Amgen tosses back unwanted bispecific to Xencor as KRAS data on track for 2020 readout

Amgen has culled a bispecific drug it picked up in a $1.7 billion biobucks deal with Xencor.  

In its second-quarter results, the biopharma said: “Phase 1 development of AMG 424, a CD38-CD3 XmAb antibody has been stopped, with rights reverting to Xencor.”

Amgen nabbed the preclinical asset back in 2015 as part of an early-stage, bispecific six-drug development deal with Xencor. Under the deal, Amgen paid just $45 million upfront to use its R&D tech on some preclinical antibodies designed to harness the body's natural defenses.

The pact was worth up to $1.7 billion in biobucks.

Xencor had been the biotech partner of choice for a number of Big Pharmas but was beginning to fall out of favor.
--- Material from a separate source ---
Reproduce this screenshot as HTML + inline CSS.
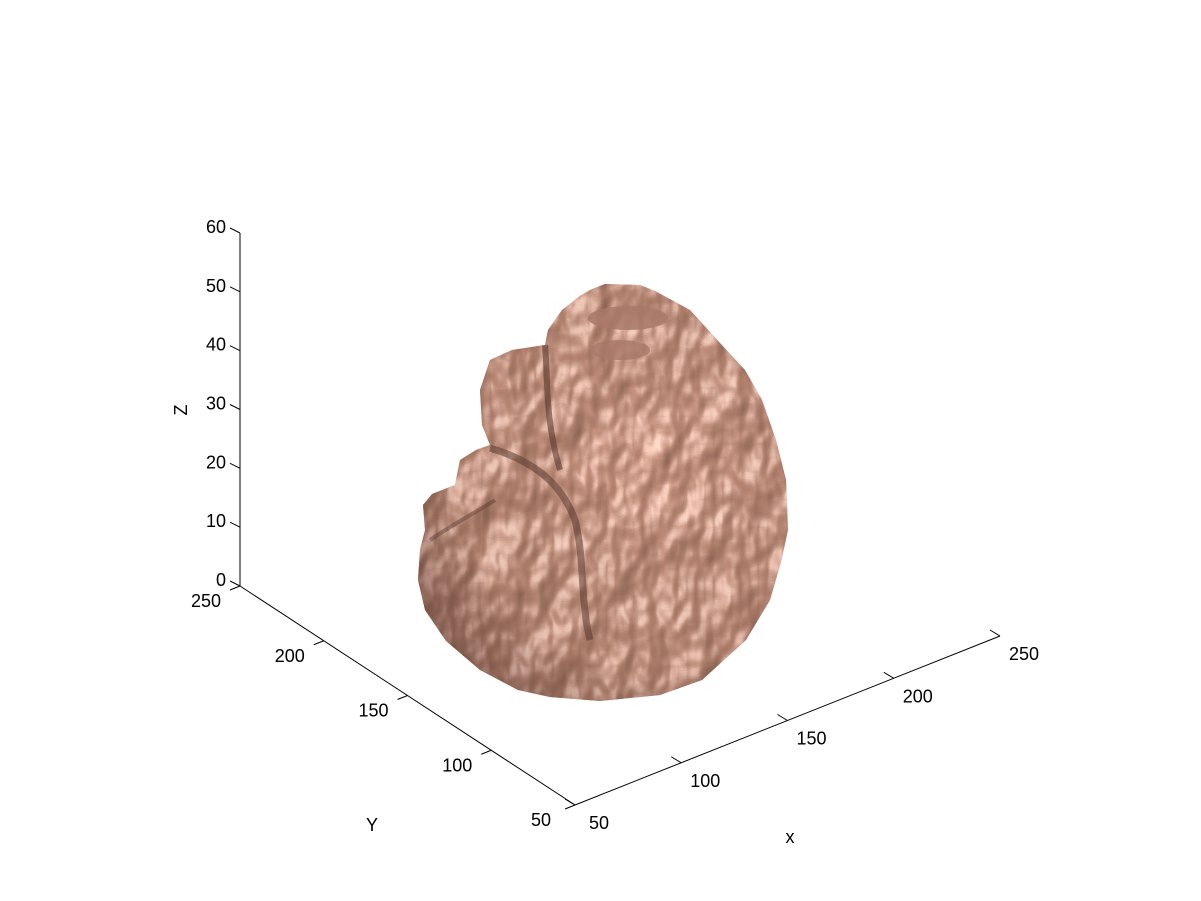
<!DOCTYPE html>
<html><head><meta charset="utf-8"><style>
html,body{margin:0;padding:0;background:#fff;}
svg{display:block;font-family:"Liberation Sans",sans-serif;}
</style></head><body>
<svg width="1201" height="901" viewBox="0 0 1201 901">
<defs>
<filter id="bump" x="0" y="0" width="100%" height="100%">
<feTurbulence type="fractalNoise" baseFrequency="0.028 0.018" numOctaves="3" seed="7" result="n"/>
<feSpecularLighting in="n" surfaceScale="7" specularConstant="1.0" specularExponent="22" lighting-color="#fff0e8" result="spec">
<feDistantLight azimuth="235" elevation="45"/>
</feSpecularLighting>
<feDiffuseLighting in="n" surfaceScale="6" diffuseConstant="0.95" lighting-color="#dca088" result="diff">
<feDistantLight azimuth="235" elevation="50"/>
</feDiffuseLighting>
<feComposite in="spec" in2="diff" operator="arithmetic" k2="0.5" k3="1" result="lit"/>
<feComposite in="lit" in2="SourceGraphic" operator="in"/>
</filter>
<radialGradient id="shade" cx="0.62" cy="0.42" r="0.7">
<stop offset="0" stop-color="#000" stop-opacity="0"/>
<stop offset="0.7" stop-color="#3a2018" stop-opacity="0.12"/>
<stop offset="1" stop-color="#3a2018" stop-opacity="0.5"/>
</radialGradient>
<clipPath id="brainclip"><path id="bp" d="M590,290 L605,284 L640,285 L655,291 L690,310 L720,343 L745,370 L762,400 L776,440 L786,480 L788,530 L781,562 L770,600 L746,640 L702,680 L660,695 L600,701 L550,697 L518,690 L480,670 L446,641 L425,610 L418,580 L420,550 L425,530 L423,505 L432,494 L455,485 L460,460 L476,450 L490,445 L482,425 L480,390 L490,360 L512,350 L545,345 L548,330 L562,310 L580,296 Z"/></clipPath>
</defs>

<g>
<use href="#bp" fill="#c08a76"/>
<g clip-path="url(#brainclip)">
<rect x="410" y="280" width="390" height="430" fill="#c08a76" filter="url(#bump)"/>
<rect x="410" y="280" width="390" height="430" fill="url(#shade)"/>
<ellipse cx="628" cy="318" rx="40" ry="12" fill="#a87868" opacity="0.85"/>
<ellipse cx="620" cy="350" rx="30" ry="10" fill="#a87868" opacity="0.8"/>
<path d="M545,345 C548,380 545,420 560,470" stroke="#5a3a30" stroke-width="6" fill="none" opacity="0.6"/>
<path d="M490,448 C530,460 560,480 575,520 C585,560 580,600 590,640" stroke="#5a3a30" stroke-width="7" fill="none" opacity="0.55"/>
<path d="M430,540 C460,520 480,510 495,500" stroke="#5a3a30" stroke-width="4" fill="none" opacity="0.45"/>
</g>
</g>

<g stroke="#000" stroke-width="1" fill="none">
<line x1="240" y1="233" x2="240" y2="586"/>
<line x1="240" y1="586" x2="575" y2="805"/>
<line x1="575" y1="805" x2="1000" y2="636"/>
<g id="ticks"></g>
</g>
<g id="labels" font-size="18" fill="#000"></g>
<text x="790" y="843" font-size="18" text-anchor="middle">x</text>
<text x="372" y="831" font-size="18" text-anchor="middle">Y</text>
<text x="187" y="410" font-size="18" text-anchor="middle" transform="rotate(-90 187 410)">Z</text>
</svg>
<script>
var zTicks=[0,10,20,30,40,50,60];
var yTicks=[50,100,150,200,250];
var xTicks=[50,100,150,200,250];
var NS="http://www.w3.org/2000/svg";
function zPos(v){return {x:240,y:586-(v/60)*353};}
function yPos(v){var t=(250-v)/200;return {x:240+t*335,y:586+t*219};}
function xPos(v){var t=(v-50)/200;return {x:575+t*425,y:805-t*169};}
var tg=document.getElementById('ticks'),lg=document.getElementById('labels');
function tick(p,dx,dy,name){var l=document.createElementNS(NS,'line');
l.setAttribute('x1',p.x);l.setAttribute('y1',p.y);l.setAttribute('x2',p.x+dx);l.setAttribute('y2',p.y+dy);


tg.appendChild(l);}
function label(x,y,txt,anchor,name){var t=document.createElementNS(NS,'text');
t.setAttribute('x',x);t.setAttribute('y',y);t.setAttribute('text-anchor',anchor);t.textContent=txt;


lg.appendChild(t);}
zTicks.forEach(function(v){var p=zPos(v);tick(p,-10,-5,'z-tick');label(p.x-14,p.y,String(v),'end','z-tick-label');});
yTicks.forEach(function(v){var p=yPos(v);tick(p,-10,4,'y-tick');label(p.x-34,p.y+21,String(v),'middle','y-tick-label');});
xTicks.forEach(function(v){var p=xPos(v);tick(p,-10,-6,'x-tick');label(p.x+24,p.y+24,String(v),'middle','x-tick-label');});
</script>
</body></html>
In January last year, Novartis also returned the rights to a bispecific antibody it had licensed as part of a 2016 deal worth up to $2.41 billion.

A few months down the line, and the biotech was hit again after a second asset from that deal, in development for acute myeloid leukemia, hit a snag in the form of a partial clinical hold from the FDA. This came after a failed phase 2 test in lupus for the company in 2018.

But things had started to turn around: After working with Xencor to change the study protocol, the FDA lifted the partial clinical hold April 30.

And although Xencor lost Novartis as a partner on one of its programs, it picked up a new partner, licensing its preclinical-stage IL-15 cytokine therapeutics to Genentech for $120 million upfront in February last year.

Since then, Xencor has inked an R&D deal with Astellas and started phase 1 studies for two more bispecific antibodies in advanced solid tumors: XmAb2314, which targets PD-1 and ICOS, and XmAb22841, which targets CTLA-4 and LAG-3. The latter treatment is being tested in combination with Keytruda in an effort to block three checkpoints at once.

But the Amgen cull was still a hard hit for the biotech in the short term, with its shares off nearly 5% after-hours Tuesday on the news.

Meanwhile, one of the most keenly watched cancer drugs in development, KRAS drug AMG 510 (now known as sotorasib) is still on track to deliver data from a potentially pivotal phase 2 monotherapy study in patients with advanced non-small cell lung cancer (NSCLC) in the coming months, despite ongoing pandemic disruptions to trials.

Amgen also noted its phase 3 CodeBreaK 200 study comparing sotorasib to docetaxel is also now “enrolling patients with advanced NSCLC,” while it has six phase 1 combination cohorts also enrolling.

Sales for Amgen grew 6% to $6.2 billion for the second quarter.